The rescued hikers were trekking the Continental Divide Trail (CDT), a trail that starts in New Mexico at the U.S. border with Chihuahua, Mexico and covers 3,100 miles through five states, ending in Montana at the Canadian border. Listed as one of the three trails that make up the “Triple Crown” – those that are the longest and most challenging – the CDT is only completed by 100-200 hikers a year, despite being started by many more times that number.

The CDT takes about 150 days to complete (hiking an average of 24 miles a day), gains and loses a total of about 457,000 feet in elevation, is pretty much guaranteed to eat through four or five pairs of shoes over the course of the journey and takes hikers through extraordinary, remote and occasionally frightening terrain.

And if that’s not enough information, there’s a collection of websites to fill in the gaps, featuring stories such as “The Heartbreak and Horror of the Continental Divide Trail”, videos like “Just how dangerous is the Continental Divide Trail?” or blogs listing the “Top five things that scared the s*** out of me while hiking the CDT”.

Interesting to note, comments from those who have finished the trek frequently mention the “San Juan Mountains in southern Colorado” as a beautiful part of the trail with stretches that require hikers to be “crazy brave.”

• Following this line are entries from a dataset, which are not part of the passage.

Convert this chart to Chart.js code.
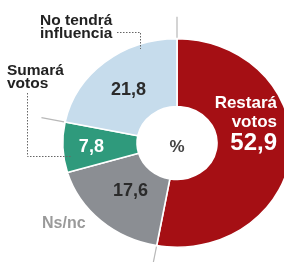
<!DOCTYPE html>
<html>
<head>
<meta charset="utf-8">
<script src="https://cdn.jsdelivr.net/npm/chart.js@4"></script>
<style>
  html, body { margin: 0; padding: 0; background: #fff; overflow: hidden; }
  #wrap { position: relative; width: 284px; height: 262px; }
</style>
</head>
<body>
<div id="wrap"><canvas id="myChart-votos" width="284" height="262"></canvas></div>
<script>
const categories = ["Restará votos", "Ns/nc", "Sumará votos", "No tendrá influencia"];
const values = [52.9, 17.6, 7.8, 21.8];
const valueLabels = ["52,9", "17,6", "7,8", "21,8"];
const colors = ["#a50f14", "#8b8e93", "#2f9a7c", "#c6dcec"];

const SX = 1.096; // the pie is a little wider than tall
const FONT = '"Liberation Sans", Arial, sans-serif';
const labelRadius = [0, 0.61, 0.75, 0.67];
const labelColor = ["#fff", "#2b2b2b", "#fff", "#2b2b2b"];

const ellipse = {
  id: "ellipse",
  beforeDatasetsDraw(chart) {
    const arc = chart.getDatasetMeta(0).data[0];
    const ctx = chart.ctx;
    ctx.save();
    ctx.translate(arc.x, 0);
    ctx.scale(SX, 1);
    ctx.translate(-arc.x, 0);
  },
  afterDatasetsDraw(chart) {
    chart.ctx.restore();
  },
  afterDraw(chart) {
    const ctx = chart.ctx;
    const arcs = chart.getDatasetMeta(0).data;
    const cx = arcs[0].x, cy = arcs[0].y, r = arcs[0].outerRadius;
    const pt = (a, d) => [cx + SX * d * Math.cos(a), cy + d * Math.sin(a)];

    // grey ticks continuing some slice borders
    ctx.save();
    ctx.strokeStyle = "#b8b8b8";
    ctx.lineWidth = 1.2;
    [arcs[0].startAngle, arcs[0].endAngle, arcs[2].endAngle].forEach((a) => {
      const p1 = pt(a, r + 1), p2 = pt(a, r + 22);
      ctx.beginPath(); ctx.moveTo(p1[0], p1[1]); ctx.lineTo(p2[0], p2[1]); ctx.stroke();
    });

    // dotted leaders
    ctx.strokeStyle = "#666";
    ctx.lineWidth = 1;
    ctx.setLineDash([1.5, 1.5]);
    ctx.beginPath();
    ctx.moveTo(117, 32.5); ctx.lineTo(140.5, 32.5); ctx.lineTo(140.5, 49);
    ctx.moveTo(27.5, 93); ctx.lineTo(27.5, 156.5); ctx.lineTo(72, 156.5);
    ctx.stroke();
    ctx.setLineDash([]);

    // value labels inside the slices
    ctx.textAlign = "center";
    ctx.textBaseline = "middle";
    ctx.font = `bold 18px ${FONT}`;
    arcs.forEach((arc, i) => {
      if (i === 0) return;
      const a = (arc.startAngle + arc.endAngle) / 2;
      const p = pt(a, labelRadius[i] * r);
      ctx.fillStyle = labelColor[i];
      ctx.fillText(valueLabels[i], p[0], p[1] + 1);
    });

    // red slice label
    ctx.textAlign = "right";
    ctx.textBaseline = "alphabetic";
    ctx.fillStyle = "#fff";
    ctx.font = `bold 17px ${FONT}`;
    ctx.fillText("Restará", 277, 108);
    ctx.fillText("votos", 277, 127);
    ctx.font = `bold 24px ${FONT}`;
    ctx.fillText(valueLabels[0], 277, 150);

    // centre
    ctx.textAlign = "center";
    ctx.fillStyle = "#444";
    ctx.font = `600 17px ${FONT}`;
    ctx.fillText("%", cx, 152);

    // category names outside
    ctx.textAlign = "left";
    ctx.fillStyle = "#222";
    ctx.font = `bold 15.5px ${FONT}`;
    ctx.fillText("No tendrá", 40, 25);
    ctx.fillText("influencia", 40, 38);
    ctx.fillText("Sumará", 7, 75);
    ctx.fillText("votos", 7, 88);
    ctx.fillStyle = "#9a9a9a";
    ctx.font = `bold 16px ${FONT}`;
    ctx.fillText("Ns/nc", 42, 228);
    ctx.restore();
  },
};

new Chart(document.getElementById("myChart-votos"), {
  type: "doughnut",
  data: {
    labels: categories,
    datasets: [
      {
        data: values,
        backgroundColor: colors,
        borderColor: "#fff",
        borderWidth: 1.5,
        clip: false,
      },
    ],
  },
  options: {
    responsive: false,
    animation: false,
    events: [],
    cutout: "35%",
    layout: { padding: { left: 72, right: 2, top: 38, bottom: 14 } },
    plugins: {
      legend: { display: false },
      tooltip: { enabled: false },
    },
  },
  plugins: [ellipse],
});
</script>
</body>
</html>
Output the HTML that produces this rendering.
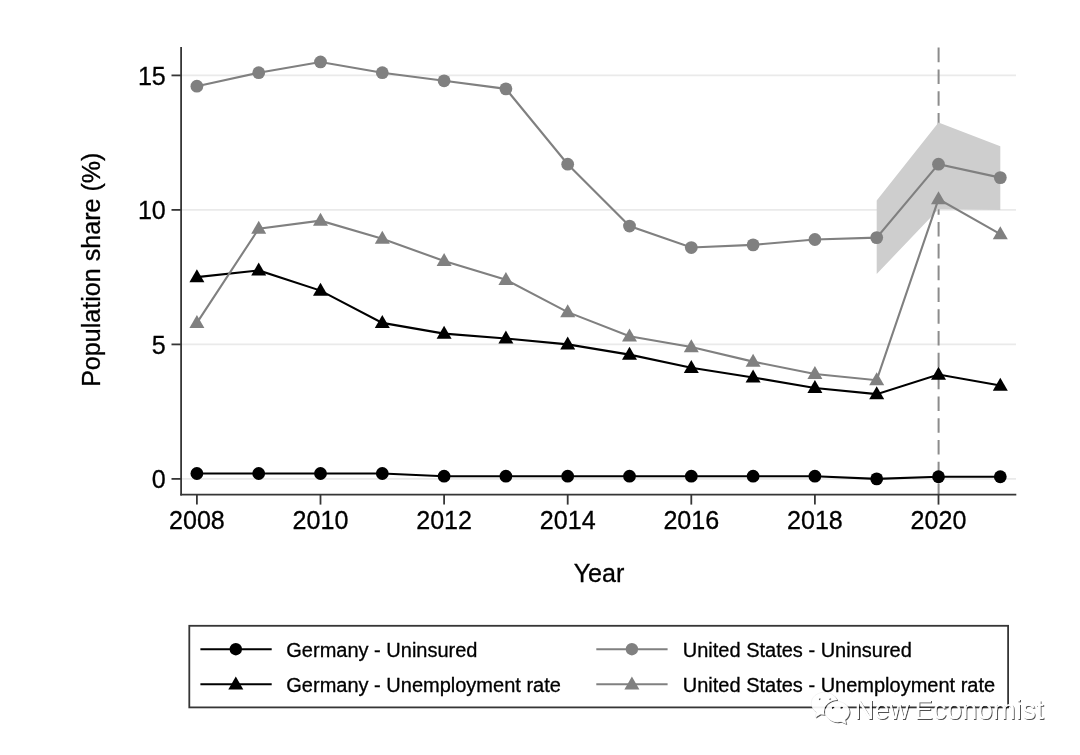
<!DOCTYPE html>
<html lang="en">
<head>
<meta charset="utf-8">
<title>Population share chart</title>
<style>
html,body{margin:0;padding:0;background:#fff;}
body{width:1080px;height:755px;overflow:hidden;font-family:"Liberation Sans",sans-serif;}
svg{display:block;filter:blur(.35px);}
text{font-family:"Liberation Sans",sans-serif;fill:#000;}
.ax,.lg{stroke:#000;stroke-width:.3px;}
.ax{font-size:25.1px;}
.lg{font-size:20px;}
.wmt{font-size:27.25px;fill:#fff;fill-opacity:.95;}
</style>
</head>
<body>
<svg width="1080" height="755" viewBox="0 0 1080 755">
<line x1="181.8" x2="1016" y1="478.9" y2="478.9" stroke="#eaeaea" stroke-width="1.6"/>
<line x1="181.8" x2="1016" y1="344.4" y2="344.4" stroke="#eaeaea" stroke-width="1.6"/>
<line x1="181.8" x2="1016" y1="209.9" y2="209.9" stroke="#eaeaea" stroke-width="1.6"/>
<line x1="181.8" x2="1016" y1="75.4" y2="75.4" stroke="#eaeaea" stroke-width="1.6"/>
<line x1="938.6" x2="938.6" y1="47.6" y2="494" stroke="#8c8c8c" stroke-width="2" stroke-dasharray="14.6 7.2"/>
<polygon points="876.7,200.49 938.5,122.48 1000.3,146.15 1000.3,209.9 938.5,209.36 876.7,273.92" fill="#cecece"/>
<polyline points="196.9,473.52 258.7,473.52 320.5,473.52 382.3,473.52 444.1,476.21 505.9,476.21 567.7,476.21 629.5,476.21 691.3,476.21 753.1,476.21 814.9,476.21 876.7,478.9 938.5,476.75 1000.3,476.75" fill="none" stroke="#000000" stroke-width="2.1"/>
<circle cx="196.9" cy="473.52" r="6.4" fill="#000000"/>
<circle cx="258.7" cy="473.52" r="6.4" fill="#000000"/>
<circle cx="320.5" cy="473.52" r="6.4" fill="#000000"/>
<circle cx="382.3" cy="473.52" r="6.4" fill="#000000"/>
<circle cx="444.1" cy="476.21" r="6.4" fill="#000000"/>
<circle cx="505.9" cy="476.21" r="6.4" fill="#000000"/>
<circle cx="567.7" cy="476.21" r="6.4" fill="#000000"/>
<circle cx="629.5" cy="476.21" r="6.4" fill="#000000"/>
<circle cx="691.3" cy="476.21" r="6.4" fill="#000000"/>
<circle cx="753.1" cy="476.21" r="6.4" fill="#000000"/>
<circle cx="814.9" cy="476.21" r="6.4" fill="#000000"/>
<circle cx="876.7" cy="478.9" r="6.4" fill="#000000"/>
<circle cx="938.5" cy="476.75" r="6.4" fill="#000000"/>
<circle cx="1000.3" cy="476.75" r="6.4" fill="#000000"/>
<polyline points="196.9,277.15 258.7,270.42 320.5,290.6 382.3,322.88 444.1,333.64 505.9,338.48 567.7,344.4 629.5,354.62 691.3,367.8 753.1,377.49 814.9,387.98 876.7,394.16 938.5,374.53 1000.3,385.56" fill="none" stroke="#000000" stroke-width="2.1"/>
<polygon points="196.9,269.25 204.4,282.25 189.4,282.25" fill="#000000"/>
<polygon points="258.7,262.52 266.2,275.52 251.2,275.52" fill="#000000"/>
<polygon points="320.5,282.7 328,295.7 313,295.7" fill="#000000"/>
<polygon points="382.3,314.98 389.8,327.98 374.8,327.98" fill="#000000"/>
<polygon points="444.1,325.74 451.6,338.74 436.6,338.74" fill="#000000"/>
<polygon points="505.9,330.58 513.4,343.58 498.4,343.58" fill="#000000"/>
<polygon points="567.7,336.5 575.2,349.5 560.2,349.5" fill="#000000"/>
<polygon points="629.5,346.72 637,359.72 622,359.72" fill="#000000"/>
<polygon points="691.3,359.9 698.8,372.9 683.8,372.9" fill="#000000"/>
<polygon points="753.1,369.59 760.6,382.59 745.6,382.59" fill="#000000"/>
<polygon points="814.9,380.08 822.4,393.08 807.4,393.08" fill="#000000"/>
<polygon points="876.7,386.26 884.2,399.26 869.2,399.26" fill="#000000"/>
<polygon points="938.5,366.63 946,379.63 931,379.63" fill="#000000"/>
<polygon points="1000.3,377.66 1007.8,390.66 992.8,390.66" fill="#000000"/>
<polyline points="196.9,86.16 258.7,72.71 320.5,61.95 382.3,72.71 444.1,80.78 505.9,88.85 567.7,164.17 629.5,226.04 691.3,247.56 753.1,244.87 814.9,239.49 876.7,237.61 938.5,164.17 1000.3,177.62" fill="none" stroke="#808080" stroke-width="2.1"/>
<circle cx="196.9" cy="86.16" r="6.4" fill="#808080"/>
<circle cx="258.7" cy="72.71" r="6.4" fill="#808080"/>
<circle cx="320.5" cy="61.95" r="6.4" fill="#808080"/>
<circle cx="382.3" cy="72.71" r="6.4" fill="#808080"/>
<circle cx="444.1" cy="80.78" r="6.4" fill="#808080"/>
<circle cx="505.9" cy="88.85" r="6.4" fill="#808080"/>
<circle cx="567.7" cy="164.17" r="6.4" fill="#808080"/>
<circle cx="629.5" cy="226.04" r="6.4" fill="#808080"/>
<circle cx="691.3" cy="247.56" r="6.4" fill="#808080"/>
<circle cx="753.1" cy="244.87" r="6.4" fill="#808080"/>
<circle cx="814.9" cy="239.49" r="6.4" fill="#808080"/>
<circle cx="876.7" cy="237.61" r="6.4" fill="#808080"/>
<circle cx="938.5" cy="164.17" r="6.4" fill="#808080"/>
<circle cx="1000.3" cy="177.62" r="6.4" fill="#808080"/>
<polyline points="196.9,322.88 258.7,228.73 320.5,220.66 382.3,238.68 444.1,261.01 505.9,279.84 567.7,312.12 629.5,336.33 691.3,347.09 753.1,361.62 814.9,373.99 876.7,380.18 938.5,199.14 1000.3,234.11" fill="none" stroke="#808080" stroke-width="2.1"/>
<polygon points="196.9,314.98 204.4,327.98 189.4,327.98" fill="#808080"/>
<polygon points="258.7,220.83 266.2,233.83 251.2,233.83" fill="#808080"/>
<polygon points="320.5,212.76 328,225.76 313,225.76" fill="#808080"/>
<polygon points="382.3,230.78 389.8,243.78 374.8,243.78" fill="#808080"/>
<polygon points="444.1,253.11 451.6,266.11 436.6,266.11" fill="#808080"/>
<polygon points="505.9,271.94 513.4,284.94 498.4,284.94" fill="#808080"/>
<polygon points="567.7,304.22 575.2,317.22 560.2,317.22" fill="#808080"/>
<polygon points="629.5,328.43 637,341.43 622,341.43" fill="#808080"/>
<polygon points="691.3,339.19 698.8,352.19 683.8,352.19" fill="#808080"/>
<polygon points="753.1,353.72 760.6,366.72 745.6,366.72" fill="#808080"/>
<polygon points="814.9,366.09 822.4,379.09 807.4,379.09" fill="#808080"/>
<polygon points="876.7,372.28 884.2,385.28 869.2,385.28" fill="#808080"/>
<polygon points="938.5,191.24 946,204.24 931,204.24" fill="#808080"/>
<polygon points="1000.3,226.21 1007.8,239.21 992.8,239.21" fill="#808080"/>
<line x1="181.1" x2="181.1" y1="47" y2="495.5" stroke="#363636" stroke-width="1.8"/>
<line x1="180.3" x2="1016.3" y1="494.7" y2="494.7" stroke="#363636" stroke-width="1.8"/>
<line x1="171.5" x2="181.1" y1="478.9" y2="478.9" stroke="#363636" stroke-width="1.8"/>
<text x="165.8" y="488.4" text-anchor="end" class="ax">0</text>
<line x1="171.5" x2="181.1" y1="344.4" y2="344.4" stroke="#363636" stroke-width="1.8"/>
<text x="165.8" y="353.9" text-anchor="end" class="ax">5</text>
<line x1="171.5" x2="181.1" y1="209.9" y2="209.9" stroke="#363636" stroke-width="1.8"/>
<text x="165.8" y="219.4" text-anchor="end" class="ax">10</text>
<line x1="171.5" x2="181.1" y1="75.4" y2="75.4" stroke="#363636" stroke-width="1.8"/>
<text x="165.8" y="84.9" text-anchor="end" class="ax">15</text>
<line x1="196.9" x2="196.9" y1="494.7" y2="504.6" stroke="#363636" stroke-width="1.8"/>
<text x="196.9" y="528.7" text-anchor="middle" class="ax">2008</text>
<line x1="320.5" x2="320.5" y1="494.7" y2="504.6" stroke="#363636" stroke-width="1.8"/>
<text x="320.5" y="528.7" text-anchor="middle" class="ax">2010</text>
<line x1="444.1" x2="444.1" y1="494.7" y2="504.6" stroke="#363636" stroke-width="1.8"/>
<text x="444.1" y="528.7" text-anchor="middle" class="ax">2012</text>
<line x1="567.7" x2="567.7" y1="494.7" y2="504.6" stroke="#363636" stroke-width="1.8"/>
<text x="567.7" y="528.7" text-anchor="middle" class="ax">2014</text>
<line x1="691.3" x2="691.3" y1="494.7" y2="504.6" stroke="#363636" stroke-width="1.8"/>
<text x="691.3" y="528.7" text-anchor="middle" class="ax">2016</text>
<line x1="814.9" x2="814.9" y1="494.7" y2="504.6" stroke="#363636" stroke-width="1.8"/>
<text x="814.9" y="528.7" text-anchor="middle" class="ax">2018</text>
<line x1="938.5" x2="938.5" y1="494.7" y2="504.6" stroke="#363636" stroke-width="1.8"/>
<text x="938.5" y="528.7" text-anchor="middle" class="ax">2020</text>
<text x="599" y="581.5" text-anchor="middle" class="ax">Year</text>
<text transform="translate(100.2 269.7) rotate(-90)" text-anchor="middle" class="ax">Population share (%)</text>
<rect x="189.3" y="625.8" width="818.8" height="81.6" fill="#fff" stroke="#363636" stroke-width="1.8"/>
<line x1="200.4" x2="271.7" y1="649.2" y2="649.2" stroke="#000000" stroke-width="2"/><circle cx="235.8" cy="649.2" r="6.2" fill="#000000"/><text x="286.3" y="657.2" class="lg">Germany - Uninsured</text>
<line x1="200.4" x2="271.7" y1="684.3" y2="684.3" stroke="#000000" stroke-width="2"/><polygon points="235.8,676.4 243.3,689.4 228.3,689.4" fill="#000000"/><text x="286.3" y="692.3" class="lg">Germany - Unemployment rate</text>
<line x1="596.3" x2="667.6" y1="649.2" y2="649.2" stroke="#808080" stroke-width="2"/><circle cx="631.9" cy="649.2" r="6.2" fill="#808080"/><text x="682.8" y="657.2" class="lg">United States - Uninsured</text>
<line x1="596.3" x2="667.6" y1="684.3" y2="684.3" stroke="#808080" stroke-width="2"/><polygon points="631.9,676.4 639.4,689.4 624.4,689.4" fill="#808080"/><text x="682.8" y="692.3" class="lg">United States - Unemployment rate</text>
<defs>
<mask id="cut" maskUnits="userSpaceOnUse" x="800" y="685" width="60" height="45">
<rect x="800" y="685" width="60" height="45" fill="#fff"/>
<ellipse cx="837.4" cy="711.8" rx="13.4" ry="11.7" fill="#000"/>
<ellipse cx="819.9" cy="699.3" rx="1.15" ry="1.15" fill="#000"/>
<ellipse cx="830.3" cy="699.3" rx="1.15" ry="1.15" fill="#000"/>
</mask>
<mask id="cut2" maskUnits="userSpaceOnUse" x="800" y="685" width="60" height="45">
<rect x="800" y="685" width="60" height="45" fill="#fff"/>
<ellipse cx="833.1" cy="708" rx="1.3" ry="1.3" fill="#000"/>
<ellipse cx="841.7" cy="708" rx="1.3" ry="1.3" fill="#000"/>
</mask>
<filter id="sh" x="-10%" y="-10%" width="125%" height="125%" color-interpolation-filters="sRGB">
<feGaussianBlur in="SourceAlpha" stdDeviation="0.5" result="b"/>
<feOffset in="b" dx="1.1" dy="1.1" result="o"/>
<feFlood flood-color="#000" flood-opacity="0.72"/>
<feComposite in2="o" operator="in" result="s0"/>
<feComposite in="s0" in2="SourceAlpha" operator="out" result="s"/>
<feMerge><feMergeNode in="s"/><feMergeNode in="SourceGraphic"/></feMerge>
</filter>
</defs>
<g filter="url(#sh)">
<path mask="url(#cut)" fill="#fff" fill-opacity="0.93" stroke="#000" stroke-opacity=".08" stroke-width=".6" d="M824.5 692.2c-7.400 0-13.300 5-13.300 11.200 0 3.600 2 6.800 5.200 8.800l-1.200 5.300 5.300-3.300c1.300.3 2.600.5 4 .5 7.400 0 13.300-5 13.300-11.300s-5.900-11.200-13.300-11.200z"/>
<path mask="url(#cut2)" fill="#fff" fill-opacity="0.93" stroke="#000" stroke-opacity=".08" stroke-width=".6" d="M837.400 701.400c-6.700 0-12.100 4.700-12.100 10.400s5.400 10.400 12.100 10.400c1.300 0 2.500-.2 3.700-.5l5.100 2.400-1.100-4.300c2.700-1.900 4.400-4.800 4.400-8 0-5.700-5.400-10.400-12.100-10.400z"/>
<text x="854.5" y="719.4" class="wmt">New <tspan x="914.4" style="letter-spacing:.24px">Economist</tspan></text>
</g>
</svg>
</body>
</html>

None of this comes as a surprise to Sheriff Crowther whose office gets numerous emergency calls each year for lost, injured and sick hikers attempting the CDT. Between “peak season in the spring and summer months” and “calls to rescue snowmobilers, cross-country skiers and snowshoers in the winter,” CCSO responded to 40 calls last year alone.

“Some of the rescues are very complex,” Crowther says, “and then some are people just making a wrong turn who need help finding where to go.”

CCSO is responsible for all search and rescue calls in Conejos County, which, in addition to the regular duties of law enforcement in a rural area, makes the office a very busy place. Luckily, they’re helped by a team of volunteers, but Crowther’s first choice is to cover the call with deputies. “If it’s too big, then we reach out to the volunteers. But we hate to take them away from making their living, so if we can cover it, we do.”

Teaming up with Flight for Life was Crowther’s idea, implemented after being elected sheriff in 2018, and he describes the crews out of Durango and Pueblo as an “invaluable, professional and irreplaceable asset to the sheriff’s office.” 

Looking to expand those assets, Crowther is also meeting with Reach in Alamosa to hopefully work with them, as well.

As far as this past week is concerned, Crowther expresses his gratitude to the Flight for Life Crews out of Durango and Pueblo “for their professional response and assistance in these emergencies.”

As far as his experiences this week are concerned, Crowther says what one would expect of a man willing to get out of a helicopter and climb down a snow-covered avalanche chute to help a hiker who literally fell into some trouble. “It makes you feel good when you can help people in their time of need.”